Microstructural stability, phase transformation and mechanical properties of a fully-lamellar microstructure of a Mo-modified high-Nb γ-TiAl alloy

摘要

Microstructural instability modes, phase transformation and mechanical properties evolution of a fine-grained fully-lamellar Ti-44Al-6Nb-1Mo-0.3(B, Y) (at.%) alloy were investigated systematically. During isothermal exposure at application temperatures, dramatic discontinuous precipitation of y and β_0 (ω_0) grains proceeded along boundaries of prior lamellar colonies, i.e. via a transformation of L(α_2/γ) → γ + β_0 (ω_0). Meanwhile, the internal lamellar structures degraded by α_2-lath dissolution and simultaneous γ-lath coarsening.

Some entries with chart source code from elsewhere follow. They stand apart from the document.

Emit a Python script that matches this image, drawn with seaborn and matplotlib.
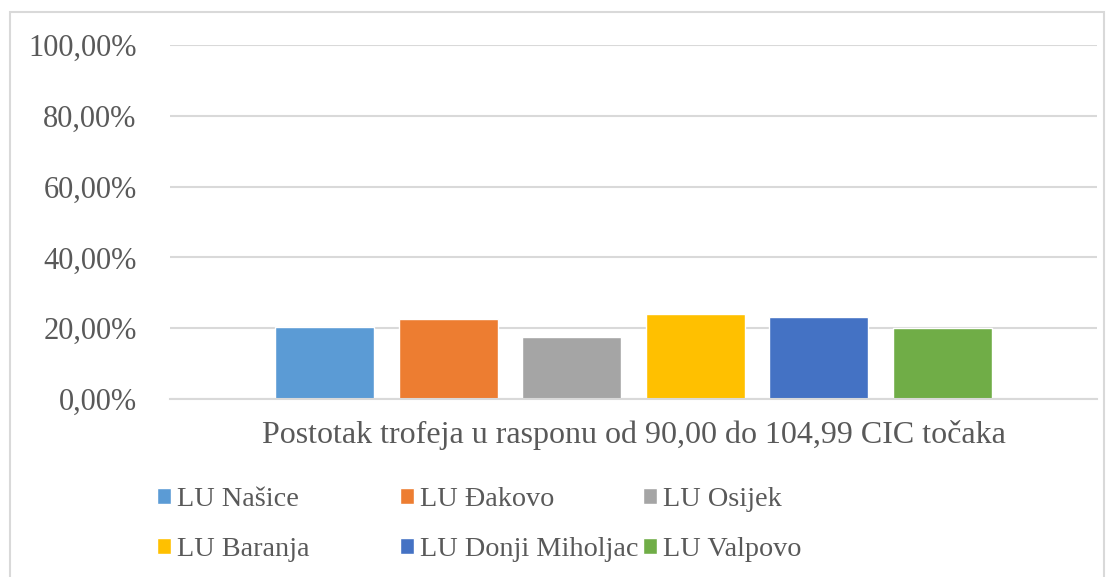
import matplotlib
matplotlib.use("Agg")
import matplotlib.pyplot as plt
import seaborn as sns
import pandas as pd
from matplotlib.ticker import FuncFormatter
from matplotlib.patches import Rectangle

category = ["Postotak trofeja u rasponu od 90,00 do 104,99 CIC točaka"]
lovacke_udruge = ["LU Našice", "LU Đakovo", "LU Osijek", "LU Baranja", "LU Donji Miholjac", "LU Valpovo"]
postotci = [20.2, 22.6, 17.5, 24.0, 23.1, 20.0]
boje = ["#5b9bd5", "#ed7d31", "#a5a5a5", "#ffc000", "#4472c4", "#70ad47"]
y_ticks = [0, 20, 40, 60, 80, 100]

df = pd.DataFrame({
    "kategorija": category * len(lovacke_udruge),
    "LU": lovacke_udruge,
    "postotak": postotci,
})

sns.set_theme(style="white")
plt.rcParams["font.family"] = ["Liberation Serif", "DejaVu Serif"]
text_color = "#595959"
grid_color = "#d9d9d9"
fs = 22
fs_x = 23
fs_leg = 20.3

W, H = 1112, 577
fig = plt.figure(figsize=(W / 100, H / 100), dpi=100)
fig.patch.set_facecolor("white")
fig.patches.append(Rectangle((10 / W, -0.01), (1104 - 10) / W, 1 - 12 / H + 0.01,
                             transform=fig.transFigure, fill=False,
                             edgecolor=grid_color, linewidth=1.5))

ax = fig.add_axes([170 / W, 1 - 399 / H, (1097 - 170) / W, (399 - 45) / H])
sns.barplot(data=df, x="kategorija", y="postotak", hue="LU", hue_order=lovacke_udruge,
            palette=boje, width=0.8, gap=0.2, saturation=1, ax=ax, legend=True)

ax.set_ylim(0, 100)
ax.set_xlim(-0.5, 0.5)
ax.set_yticks(y_ticks)
ax.yaxis.set_major_formatter(FuncFormatter(lambda v, p: f"{v:.2f}%".replace(".", ",")))
ax.grid(axis="y", color=grid_color, linewidth=1.5)
ax.set_axisbelow(True)
for s in ["top", "right", "left"]:
    ax.spines[s].set_visible(False)
ax.spines["bottom"].set_color(grid_color)
ax.spines["bottom"].set_linewidth(1.5)
ax.tick_params(axis="both", length=0, labelcolor=text_color)
ax.tick_params(axis="y", pad=24, labelsize=fs)
ax.tick_params(axis="x", pad=15, labelsize=fs_x)
ax.set_xlabel("")
ax.set_ylabel("")

handles, labels = ax.get_legend_handles_labels()
ax.get_legend().remove()
col_x = [157 / W, 400 / W, 643 / W]
for j in range(3):
    fig.legend(handles=[handles[j], handles[j + 3]], labels=[labels[j], labels[j + 3]],
               loc="upper left", bbox_to_anchor=(col_x[j], 1 - 487 / H),
               frameon=False, fontsize=fs_leg, labelcolor=text_color,
               handlelength=0.5, handleheight=0.5, handletextpad=0.22,
               labelspacing=0.88, borderaxespad=0, borderpad=0)

fig.savefig("out.png", dpi=100, facecolor="white")
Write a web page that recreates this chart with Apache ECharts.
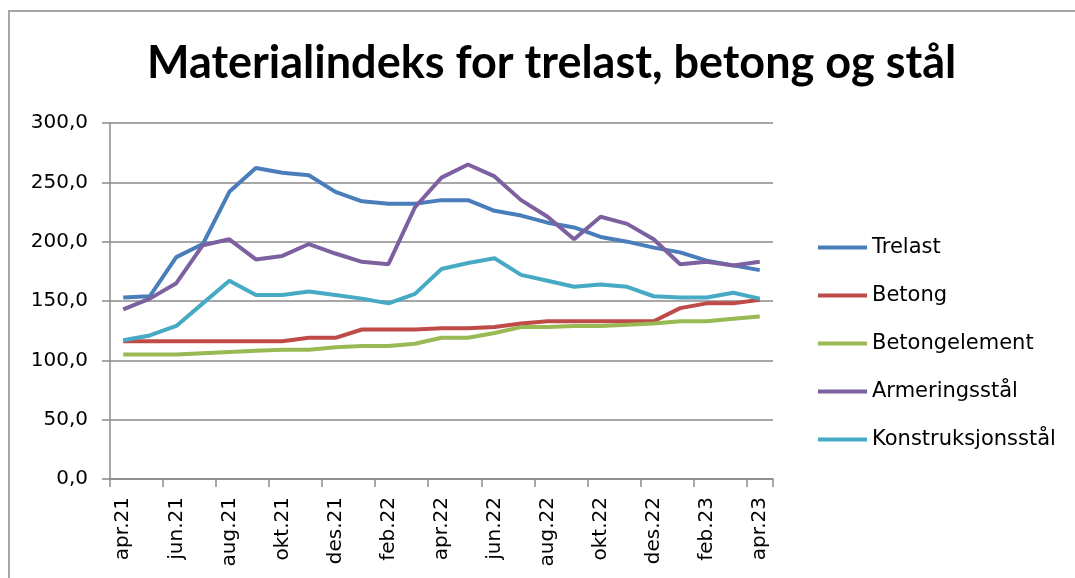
<!DOCTYPE html>
<html>
<head>
<meta charset="utf-8">
<script src="https://cdn.jsdelivr.net/npm/echarts@6/dist/echarts.min.js"></script>
<style>
  html, body { margin: 0; padding: 0; background: #fff; }
  #chart { width: 1075px; height: 578px; }
</style>
</head>
<body>
<div id="chart"></div>
<script>
// månedene, april 2021 - april 2023
let months = ['apr.21','mai.21','jun.21','jul.21','aug.21','sep.21','okt.21','nov.21','des.21',
  'jan.22','feb.22','mar.22','apr.22','mai.22','jun.22','jul.22','aug.22','sep.22','okt.22','nov.22','des.22',
  'jan.23','feb.23','mar.23','apr.23'];

let trelast = [153,154,187,198,242,262,258,256,242,234,232,232,235,235,226,222,216,212,204,200,195,191,184,180,176];
let betong = [116,116,116,116,116,116,116,119,119,126,126,126,127,127,128,131,133,133,133,133,133,144,148,148,151];
let betongelement = [105,105,105,106,107,108,109,109,111,112,112,114,119,119,123,128,128,129,129,130,131,133,133,135,137];
let armeringsstal = [143,152,165,197,202,185,188,198,190,183,181,229,254,265,255,235,221,202,221,215,202,181,183,180,183];
let konstruksjonsstal = [117,121,129,148,167,155,155,158,155,152,148,156,177,182,186,172,167,162,164,162,154,153,153,157,152];

let yTicks = [0, 50, 100, 150, 200, 250, 300];

let chart = echarts.init(document.getElementById('chart'));

function line(name, data, color) {
  return {
    name: name,
    type: 'line',
    data: data,
    showSymbol: false,
    symbol: 'none',
    lineStyle: { width: 4, color: color },
    itemStyle: { color: color }
  };
}

let option = {
  animation: false,
  title: {
    text: 'Materialindeks for trelast, betong og stål',
    left: 142,
    top: 36,
    textStyle: {
      fontFamily: 'Lato',
      fontWeight: 'bold',
      fontSize: 45,
      color: '#000'
    }
  },
  graphic: [{
    type: 'rect',
    shape: { x: 9, y: 11, width: 1120, height: 620 },
    style: { fill: 'none', stroke: '#a6a6a6', lineWidth: 2 },
    silent: true
  }],
  legend: {
    orient: 'vertical',
    left: 813,
    top: 231,
    itemWidth: 49,
    itemHeight: 4,
    itemGap: 25,
    icon: 'rect',
    textStyle: {
      fontFamily: 'DejaVu Sans',
      fontSize: 21,
      lineHeight: 23,
      color: '#000'
    },
    data: ['Trelast','Betong','Betongelement','Armeringsstål','Konstruksjonsstål']
  },
  grid: {
    left: 110,
    right: 302,
    top: 123,
    bottom: 99,
    containLabel: false
  },
  xAxis: {
    type: 'category',
    boundaryGap: true,
    data: months,
    axisLine: { lineStyle: { color: '#8a8a8a', width: 1.5 } },
    axisTick: {
      show: true,
      interval: 1,
      length: 8,
      lineStyle: { color: '#8a8a8a', width: 1.5 }
    },
    axisLabel: {
      interval: 1,
      rotate: 90,
      margin: 18,
      fontFamily: 'DejaVu Sans',
      fontSize: 20,
      color: '#000'
    }
  },
  yAxis: {
    type: 'value',
    min: yTicks[0],
    max: yTicks[yTicks.length - 1],
    interval: 50,
    axisLine: { show: true, lineStyle: { color: '#8a8a8a', width: 1.5 } },
    axisTick: { show: true, length: 8, lineStyle: { color: '#8a8a8a', width: 1.5 } },
    axisLabel: {
      margin: 22,
      fontFamily: 'DejaVu Sans',
      fontSize: 20,
      color: '#000',
      formatter: function (v) { return v.toFixed(1).replace('.', ','); }
    },
    splitLine: { show: true, lineStyle: { color: '#8a8a8a', width: 1.5 } }
  },
  series: [
    line('Trelast', trelast, '#4a7ebb'),
    line('Betong', betong, '#be4b48'),
    line('Betongelement', betongelement, '#98b954'),
    line('Armeringsstål', armeringsstal, '#7d60a0'),
    line('Konstruksjonsstål', konstruksjonsstal, '#46aac5')
  ]
};

chart.setOption(option);
</script>
</body>
</html>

Furthermore, thermal loading was found to contribute to the above decomposition processes. However, almost no β_0 and β_0 (ω_0) grains formed in the interiors of lamellar structures. The precipitation of equilibrium phases γ, β and ω_0 abided by normal crystallographic orientation relations with their respective parent phases. The present microstructural decomposition was considered to be essentially induced by thermodynamic instability of α_2 laths and high interfacial energy of nanoscaled lamellar structures. Finally, it was demonstrated that this micro-structural degradation caused both high-temperature strength and room-temperature ductility to deteriorate.